AEG executives -- including Co-CEO Paul Gongaware, who had managed Jackson's last two tours -- had no way of knowing that Jackson was abusing drugs, especially the surgical anesthetic propofol, which the coroner ruled played the largest role in his death, AEG Live lawyers argue.
Murray told investigators he was infusing propofol into Jackson nearly every night to treat his insomnia so Jackson would be rested for rehearsals.
Director worried Jackson didn't get "enough sleep"
Phillips acknowledged for the first time Monday that he was aware of concerns that Jackson was not getting enough sleep when he and show director Kenny Ortega met with Murray and Michael Jackson on June 20, 2009.
The meeting in Jackson's living room was called after Ortega sent Jackson home from a rehearsal because he was to ill to perform.

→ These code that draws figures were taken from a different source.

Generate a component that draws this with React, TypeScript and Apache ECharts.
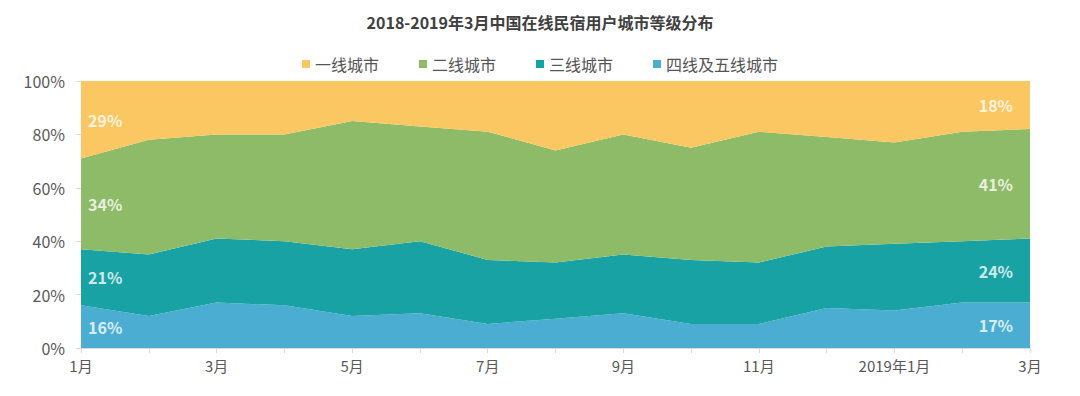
import React, { useEffect, useRef } from "react";
import * as echarts from "echarts";

const categories = ["2018-01","2018-02","2018-03","2018-04","2018-05","2018-06","2018-07","2018-08","2018-09","2018-10","2018-11","2018-12","2019-01","2019-02","2019-03"];
const xLabels = ["1月","2月","3月","4月","5月","6月","7月","8月","9月","10月","11月","12月","2019年1月","2月","3月"];
const tier1 = [29,22,20,20,15,17,19,26,20,25,19,21,23,19,18];
const tier2 = [34,43,39,40,48,43,48,42,45,42,49,41,38,41,41];
const tier3 = [21,23,24,24,25,27,24,21,22,24,23,23,25,23,24];
const tier45 = [16,12,17,16,12,13,9,11,13,9,9,15,14,17,17];
const seriesNames = ["一线城市","二线城市","三线城市","四线及五线城市"];
const colors = ["#FAC762","#8EBB67","#19A2A3","#4CADD3"];
const FONT = "'Noto Sans CJK SC', 'Noto Sans', sans-serif";

export default function App() {
  const ref = useRef<HTMLDivElement>(null);
  useEffect(() => {
    if (!ref.current) return;
    const chart = echarts.init(ref.current, null, { renderer: "svg" });
    // bottom-up stacking order
    const stackOrder = [tier45, tier3, tier2, tier1];
    const stackColors = [colors[3], colors[2], colors[1], colors[0]];
    const stackNames = [seriesNames[3], seriesNames[2], seriesNames[1], seriesNames[0]];
    const labelPoints: any[] = [];
    [0, categories.length - 1].forEach((idx) => {
      let base = 0;
      stackOrder.forEach((arr) => {
        const v = arr[idx];
        const isLeft = idx === 0;
        labelPoints.push({
          value: [idx, base + v / 2],
          label: {
            formatter: v + "%",
            align: isLeft ? "left" : "right",
            offset: isLeft ? [7, 0] : [-17, 0],
          },
        });
        base += v;
      });
    });
    chart.setOption({
      animation: false,
      textStyle: { fontFamily: FONT },
      title: {
        text: "2018-2019年3月中国在线民宿用户城市等级分布",
        left: "center",
        top: 1,
        textStyle: { fontSize: 16, fontWeight: "bold", color: "#404040", fontFamily: FONT },
      },
      legend: {
        data: seriesNames,
        top: 43,
        left: "center",
        icon: "rect",
        itemWidth: 8,
        itemHeight: 8,
        itemGap: 40,
        textStyle: { fontSize: 16, color: "#555", fontFamily: FONT },
      },
      grid: { left: 73, right: 42, top: 73, bottom: 40 },
      xAxis: {
        type: "category",
        data: categories,
        boundaryGap: false,
        axisLine: { lineStyle: { color: "#d9d9d9" } },
        axisTick: { show: true, length: 5, lineStyle: { color: "#d9d9d9" }, interval: 0 },
        axisLabel: {
          interval: 1,
          formatter: (_v: string, i: number) => xLabels[i],
          fontSize: 15,
          color: "#595959",
          margin: 10,
          fontFamily: FONT,
        },
      },
      yAxis: {
        type: "value",
        min: 0,
        max: 100,
        interval: 20,
        axisLine: { show: true, lineStyle: { color: "#d9d9d9" } },
        axisTick: { show: true, length: 5, lineStyle: { color: "#d9d9d9" } },
        splitLine: { show: false },
        axisLabel: { formatter: "{value}%", fontSize: 16, color: "#595959", margin: 16, fontFamily: FONT },
      },
      series: [
        ...stackOrder.map((arr, i) => ({
          name: stackNames[i],
          type: "line",
          stack: "total",
          data: arr,
          symbol: "none",
          lineStyle: { width: 0 },
          itemStyle: { color: stackColors[i] },
          areaStyle: { color: stackColors[i], opacity: 1 },
          z: 2,
        })),
        {
          name: "labels",
          type: "scatter",
          symbolSize: 0,
          silent: true,
          data: labelPoints,
          z: 5,
          label: {
            show: true,
            position: "inside",
            color: "#ffffff",
            fontSize: 16,
            fontWeight: "bold",
            fontFamily: FONT,
          },
        },
      ],
    });
    return () => chart.dispose();
  }, []);
  return <div ref={ref} style={{ width: 1064, height: 380 }} />;
}
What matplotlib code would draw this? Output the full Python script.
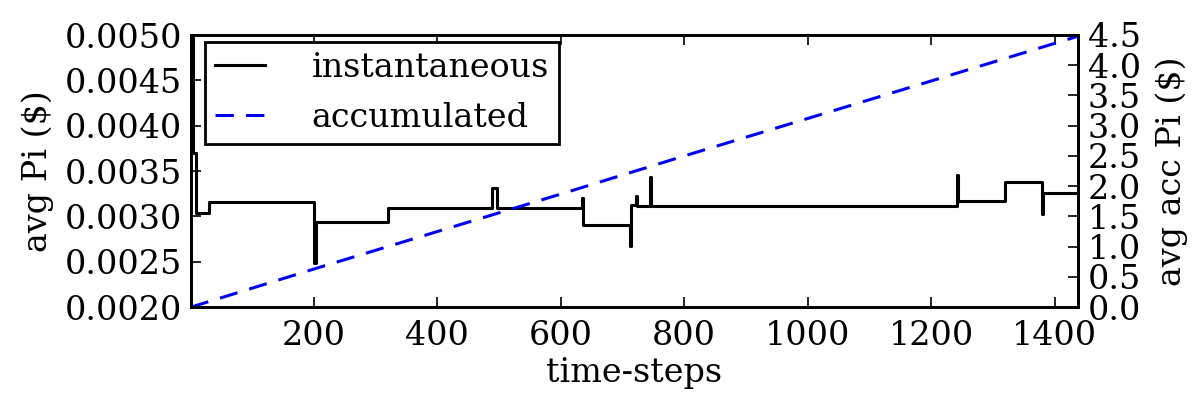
import matplotlib
matplotlib.use("Agg")
import matplotlib.pyplot as plt

# instantaneous avg Pi: step starts (time-step) and level from that step on
step_x = [1, 4, 10, 30, 201, 203, 320, 489, 497, 634, 636, 712, 714, 722, 724,
          745, 747, 1241, 1243, 1320, 1379, 1381, 1438]
step_y = [0.0058, 0.0037, 0.00304, 0.00316, 0.00249, 0.00294, 0.00309, 0.00331,
          0.00309, 0.00320, 0.00291, 0.00267, 0.00313, 0.00323, 0.00312,
          0.00344, 0.00311, 0.00346, 0.00317, 0.00338, 0.00303, 0.00326, 0.00326]

# accumulated avg Pi
acc_x = [1, 200, 400, 600, 800, 1000, 1200, 1438]
acc_y = [0.0, 0.63, 1.25, 1.87, 2.50, 3.12, 3.74, 4.48]

plt.rcParams['font.family'] = ['DejaVu Serif']
plt.rcParams['font.size'] = 24
plt.rcParams['xtick.direction'] = 'in'
plt.rcParams['ytick.direction'] = 'in'
plt.rcParams['xtick.top'] = True
plt.rcParams['xtick.major.size'] = 7
plt.rcParams['ytick.major.size'] = 7
plt.rcParams['xtick.major.width'] = 1.2
plt.rcParams['ytick.major.width'] = 1.2
plt.rcParams['axes.linewidth'] = 2

fig = plt.figure(figsize=(12, 4), dpi=100)
ax1 = fig.add_axes([0.159, 0.232, 0.7395, 0.6805])
ax2 = ax1.twinx()

l1, = ax1.plot(step_x, step_y, color='k', lw=2.2, drawstyle='steps-post', label='instantaneous')
l2, = ax2.plot(acc_x, acc_y, color='b', lw=2.2, dashes=(6, 4), label='accumulated')

ax1.set_xlim(1, 1438)
ax1.set_ylim(0.0020, 0.0050)
ax1.set_yticks([0.0020, 0.0025, 0.0030, 0.0035, 0.0040, 0.0045, 0.0050])
ax1.set_yticklabels(['0.0020', '0.0025', '0.0030', '0.0035', '0.0040', '0.0045', '0.0050'])
ax1.set_xticks([200, 400, 600, 800, 1000, 1200, 1400])
ax2.set_ylim(0, 4.5)
ax2.set_yticks([0.0, 0.5, 1.0, 1.5, 2.0, 2.5, 3.0, 3.5, 4.0, 4.5])
ax2.set_yticklabels(['0.0', '0.5', '1.0', '1.5', '2.0', '2.5', '3.0', '3.5', '4.0', '4.5'])
ax1.tick_params(axis='x', pad=9)
ax1.tick_params(axis='y', pad=6)
ax2.tick_params(axis='y', pad=7)

ax1.set_xlabel('time-steps', labelpad=4)
ax1.set_ylabel('avg Pi ($)', labelpad=8)
ax2.set_ylabel('avg acc Pi ($)', labelpad=10)

leg = ax2.legend([l1, l2], ['instantaneous', 'accumulated'], loc='upper left',
                 bbox_to_anchor=(0.016, 0.975), borderaxespad=0.0, fancybox=False,
                 framealpha=1, edgecolor='k', handlelength=1.5, handletextpad=1.4,
                 borderpad=0.3, labelspacing=0.55)
leg.get_frame().set_linewidth(2)

fig.savefig('out.png', dpi=100)
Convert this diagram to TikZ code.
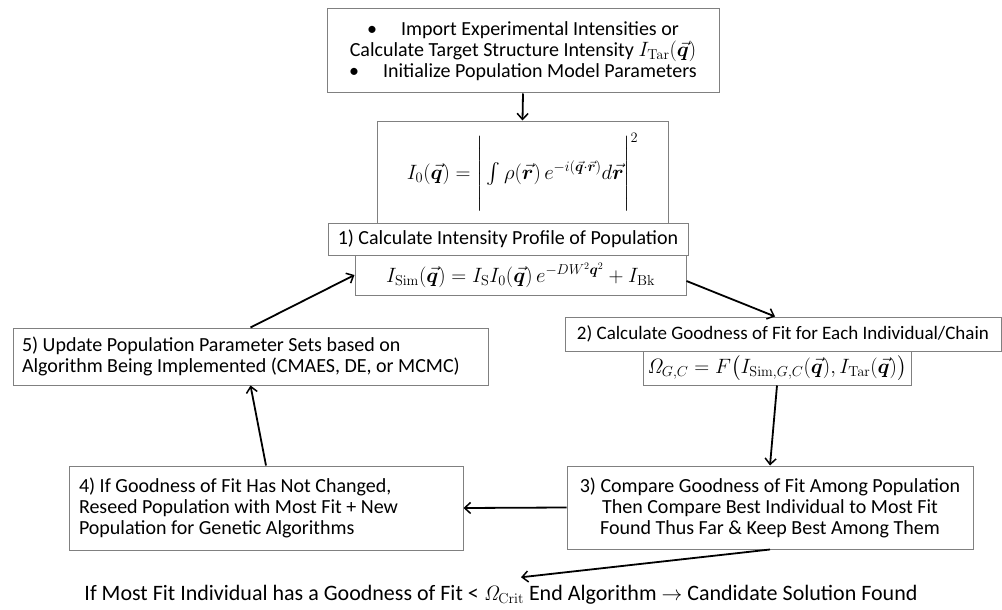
\documentclass[tikz,border=0pt]{standalone}
\usepackage{amsmath,bm}
\usepackage[no-math]{fontspec}
\setmainfont{Carlito}
\usetikzlibrary{arrows.meta}
\begin{document}
\begin{tikzpicture}[x=1pt,y=-1pt,
  box/.style={draw=black!50, line width=1pt, inner sep=0pt, align=center, fill=white,
              font=\fontsize{20}{21}\selectfont},
  mbox/.style={box, font=\fontsize{20.5}{22}\selectfont},
  lbox/.style={box, align=flush left, inner xsep=9pt},
  arr/.style={line width=1.8pt, -{Straight Barb[length=6pt,width=11pt,line width=1.5pt]}}]
\fill[white] (0,0) rectangle (1002,610);
\useasboundingbox (0,0) rectangle (1002,610);

\node[box, minimum width=392, minimum height=84] (top) at (523,51)
  {\textbullet\hspace{24pt}Import Experimental Intensities or\\
   Calculate Target Structure Intensity $I_{\mathrm{Tar}}(\vec{\bm q})$\\
   \textbullet\hspace{24pt}Initialize Population Model Parameters};

\node[mbox, minimum width=291, minimum height=102] (int) at (522.5,172)
  {$I_0(\vec{\bm q}) = \left|\rule[-30pt]{0pt}{66pt}\int \rho(\vec{\bm r})\,e^{-i(\vec{\bm q}\cdot\vec{\bm r})}d\vec{\bm r}\right|^2$};

\node[box, minimum width=360, minimum height=32] (b1) at (508,239)
  {1) Calculate Intensity Profile of Population};

\node[mbox, minimum width=331, minimum height=40] (isim) at (520.5,275)
  {$I_{\mathrm{Sim}}(\vec{\bm q}) = I_{\mathrm{S}} I_0(\vec{\bm q})\, e^{-DW^2\bm q^2} + I_{\mathrm{Bk}}$};

\node[box, font=\fontsize{19}{21}\selectfont, minimum width=436, minimum height=34] (b2) at (783,334)
  {2) Calculate Goodness of Fit for Each Individual/Chain};

\node[mbox, minimum width=268, minimum height=34] (om) at (777,368)
  {$\mathit{\Omega}_{G,C} = F\bigl(I_{\mathrm{Sim},G,C}(\vec{\bm q}), I_{\mathrm{Tar}}(\vec{\bm q})\bigr)$};

\node[lbox, text width=457, minimum height=57] (b5) at (250.5,356.5)
  {5) Update Population Parameter Sets based on\\
   Algorithm Being Implemented (CMAES, DE, or MCMC)};

\node[lbox, inner xsep=10pt, text width=374, minimum height=84] (b4) at (266,508)
  {4) If Goodness of Fit Has Not Changed,\\
   Reseed Population with Most Fit + New\\
   Population for Genetic Algorithms};

\node[box, minimum width=406, minimum height=83] (b3) at (770,507.5)
  {3) Compare Goodness of Fit Among Population\\
   Then Compare Best Individual to Most Fit\\
   Found Thus Far \& Keep Best Among Them};

\node[font=\fontsize{22}{23}\selectfont, inner sep=0pt] (fin) at (501,595)
  {If Most Fit Individual has a Goodness of Fit < $\mathit{\Omega}_{\mathrm{Crit}}$ End Algorithm $\rightarrow$ Candidate Solution Found};

\draw[arr] (top.south) -- (int.north);
\draw[arr] ([yshift=-6pt]isim.east) -- ([xshift=-8pt]b2.north);
\draw[arr] (om.south) -- (b3.north);
\draw[arr] (b3.west) -- (b4.east);
\draw[arr] (b4.north) -- (b5.south);
\draw[arr] (b5.north) -- (isim.west);
\draw[arr] (b3.south) -- ([xshift=20pt,yshift=8pt]fin.north);
\end{tikzpicture}
\end{document}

Ortega raised his concerns at the meeting, Phillips said in a video of his deposition played for jurors Monday. "He said he was concerned Michael wasn't focused, wasn't taking it seriously enough. He was concerned whether he was getting enough food, enough sleep, things like that."
After the meeting, Phillips wrote to other AEG executives, "We have a real problem here."
"But I didn't know what the problem was," he testified Monday.
Murray "pretty much assured us that Michael Jackson was fine," Phillips said.
It was agreed at the meeting that Murray would be responsible for getting Jackson to rehearsals, he said.
"You didn't have any idea of Dr. Murray's qualifications to address Kenny Ortega's concerns?" Jackson lawyer Brian Panish asked Phillips.
"Other than being Michael Jackson's physician, no," he said.
When Phillips spoke to Murray for 25 minutes the morning of June 20, 2009, the doctor told him that Jackson was "physically equipped to perform" at rehearsals, but "if we stop the production, it would hasten the decline," Phillips testified.
Production manager John "Bugzee" Houghdahl sent an e-mail days earlier saying that he was alarmed by Jackson's "deterioration."
"I don't believe Dr. Murray put it exactly that way," Phillips testified.
"Please stay steady," Phillips wrote to Ortega about the show director's concerns. "Enough alarms have sounded. It is time to put out the fire, not burn the building down." By "burning down the building," he meant pulling the plug on the tour that was set to begin in three weeks, Phillips said Monday.
"In a highly charged situation like this, I just wanted to keep things calm until we could have the meeting," Phillips testified.